■ **SHORT PROBLEM**
Quote every line as written. Omit pictures.

■ **DATA SEGMENT**
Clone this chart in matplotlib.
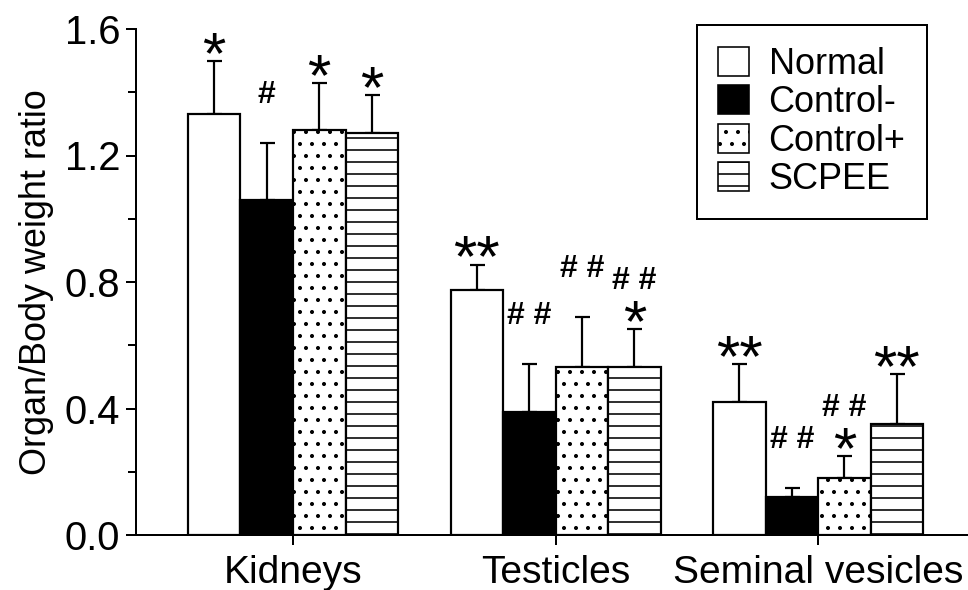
import numpy as np
import matplotlib.pyplot as plt
from matplotlib.patches import Patch

plt.rcParams['font.family'] = ['Liberation Sans', 'DejaVu Sans']
plt.rcParams['hatch.linewidth'] = 1.6

# data
organs = ['Kidneys', 'Testicles', 'Seminal vesicles']
groups = ['Normal', 'Control-', 'Control+', 'SCPEE']
normal     = [1.33, 0.775, 0.42]
control_m  = [1.06, 0.39, 0.12]
control_p  = [1.28, 0.53, 0.18]
scpee      = [1.27, 0.53, 0.35]
normal_err    = [0.17, 0.08, 0.12]
control_m_err = [0.18, 0.15, 0.03]
control_p_err = [0.15, 0.16, 0.07]
scpee_err     = [0.12, 0.12, 0.16]
# significance marks: (star mark, hash mark)
normal_sig    = [('*', ''), ('**', ''), ('**', '')]
control_m_sig = [('', '#'), ('', '# #'), ('', '# #')]
control_p_sig = [('*', ''), ('', '# #'), ('*', '# #')]
scpee_sig     = [('*', ''), ('*', '# #'), ('**', '')]

means = [normal, control_m, control_p, scpee]
errs  = [normal_err, control_m_err, control_p_err, scpee_err]
sigs  = [normal_sig, control_m_sig, control_p_sig, scpee_sig]
colors  = ['white', 'black', 'white', 'white']
hatches = [None, None, '.', '-']

fig = plt.figure(figsize=(968/72, 590/72), dpi=72)
ax = fig.add_axes([136/968, 55/590, 832/968, 506/590])

x = np.arange(len(organs))
w = 0.2
for i, g in enumerate(groups):
    xs = x + (i - 1.5) * w
    ax.bar(xs, means[i], w, color=colors[i], edgecolor='black', linewidth=2.2,
           hatch=hatches[i], label=g, zorder=2)
    ax.errorbar(xs, means[i], yerr=[np.zeros(len(organs)), errs[i]], fmt='none',
                ecolor='black', elinewidth=2.2, capsize=7.5, capthick=2.2, zorder=1)
    for j in range(len(organs)):
        top = means[i][j] + errs[i][j]
        star, hsh = sigs[i][j]
        if star:
            ax.annotate(star, (xs[j], top), xytext=(0, -12), textcoords='offset points',
                        ha='center', va='baseline', fontsize=60)
        if hsh:
            ax.annotate(hsh, (xs[j], top), xytext=(0, 40), textcoords='offset points',
                        ha='center', va='baseline', fontsize=32, fontweight='bold')

ax.set_xlim(-0.598, 2.571)
ax.set_ylim(0, 1.6)
ax.set_yticks([0, 0.4, 0.8, 1.2, 1.6])
ax.set_yticklabels(['0.0', '0.4', '0.8', '1.2', '1.6'])
ax.set_yticks([0.2, 0.6, 1.0, 1.4], minor=True)
ax.set_xticks(x)
ax.set_xticklabels(organs)
ax.tick_params(axis='y', labelsize=40, width=2, length=10, pad=6)
ax.tick_params(axis='y', which='minor', width=2, length=8)
ax.tick_params(axis='x', labelsize=39, width=2, length=10, pad=10)
ax.set_ylabel('Organ/Body weight ratio', fontsize=36, labelpad=10)
for s in ['top', 'right']:
    ax.spines[s].set_visible(False)
for s in ['left', 'bottom']:
    ax.spines[s].set_linewidth(2)

handles = [Patch(facecolor=colors[i], edgecolor='black', hatch=hatches[i], linewidth=1.6)
           for i in range(len(groups))]
leg = ax.legend(handles, groups, loc='upper right', bbox_to_anchor=(927/968, 1 - 25/590),
                bbox_transform=fig.transFigure, borderaxespad=0, fontsize=36,
                fancybox=False, edgecolor='black', handlelength=0.86, handleheight=0.86,
                handletextpad=0.53, labelspacing=0.1, borderpad=0.6)
leg.get_frame().set_linewidth(2)
leg.get_frame().set_alpha(1)

fig.savefig('out.png', dpi=72)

■ **REPLY**
Clone this chart in matplotlib.
import numpy as np
import matplotlib.pyplot as plt
from matplotlib.patches import Patch

plt.rcParams['font.family'] = ['Liberation Sans', 'DejaVu Sans']
plt.rcParams['hatch.linewidth'] = 1.6

# data
organs = ['Kidneys', 'Testicles', 'Seminal vesicles']
groups = ['Normal', 'Control-', 'Control+', 'SCPEE']
normal     = [1.33, 0.775, 0.42]
control_m  = [1.06, 0.39, 0.12]
control_p  = [1.28, 0.53, 0.18]
scpee      = [1.27, 0.53, 0.35]
normal_err    = [0.17, 0.08, 0.12]
control_m_err = [0.18, 0.15, 0.03]
control_p_err = [0.15, 0.16, 0.07]
scpee_err     = [0.12, 0.12, 0.16]
# significance marks: (star mark, hash mark)
normal_sig    = [('*', ''), ('**', ''), ('**', '')]
control_m_sig = [('', '#'), ('', '# #'), ('', '# #')]
control_p_sig = [('*', ''), ('', '# #'), ('*', '# #')]
scpee_sig     = [('*', ''), ('*', '# #'), ('**', '')]

means = [normal, control_m, control_p, scpee]
errs  = [normal_err, control_m_err, control_p_err, scpee_err]
sigs  = [normal_sig, control_m_sig, control_p_sig, scpee_sig]
colors  = ['white', 'black', 'white', 'white']
hatches = [None, None, '.', '-']

fig = plt.figure(figsize=(968/72, 590/72), dpi=72)
ax = fig.add_axes([136/968, 55/590, 832/968, 506/590])

x = np.arange(len(organs))
w = 0.2
for i, g in enumerate(groups):
    xs = x + (i - 1.5) * w
    ax.bar(xs, means[i], w, color=colors[i], edgecolor='black', linewidth=2.2,
           hatch=hatches[i], label=g, zorder=2)
    ax.errorbar(xs, means[i], yerr=[np.zeros(len(organs)), errs[i]], fmt='none',
                ecolor='black', elinewidth=2.2, capsize=7.5, capthick=2.2, zorder=1)
    for j in range(len(organs)):
        top = means[i][j] + errs[i][j]
        star, hsh = sigs[i][j]
        if star:
            ax.annotate(star, (xs[j], top), xytext=(0, -12), textcoords='offset points',
                        ha='center', va='baseline', fontsize=60)
        if hsh:
            ax.annotate(hsh, (xs[j], top), xytext=(0, 40), textcoords='offset points',
                        ha='center', va='baseline', fontsize=32, fontweight='bold')

ax.set_xlim(-0.598, 2.571)
ax.set_ylim(0, 1.6)
ax.set_yticks([0, 0.4, 0.8, 1.2, 1.6])
ax.set_yticklabels(['0.0', '0.4', '0.8', '1.2', '1.6'])
ax.set_yticks([0.2, 0.6, 1.0, 1.4], minor=True)
ax.set_xticks(x)
ax.set_xticklabels(organs)
ax.tick_params(axis='y', labelsize=40, width=2, length=10, pad=6)
ax.tick_params(axis='y', which='minor', width=2, length=8)
ax.tick_params(axis='x', labelsize=39, width=2, length=10, pad=10)
ax.set_ylabel('Organ/Body weight ratio', fontsize=36, labelpad=10)
for s in ['top', 'right']:
    ax.spines[s].set_visible(False)
for s in ['left', 'bottom']:
    ax.spines[s].set_linewidth(2)

handles = [Patch(facecolor=colors[i], edgecolor='black', hatch=hatches[i], linewidth=1.6)
           for i in range(len(groups))]
leg = ax.legend(handles, groups, loc='upper right', bbox_to_anchor=(927/968, 1 - 25/590),
                bbox_transform=fig.transFigure, borderaxespad=0, fontsize=36,
                fancybox=False, edgecolor='black', handlelength=0.86, handleheight=0.86,
                handletextpad=0.53, labelspacing=0.1, borderpad=0.6)
leg.get_frame().set_linewidth(2)
leg.get_frame().set_alpha(1)

fig.savefig('out.png', dpi=72)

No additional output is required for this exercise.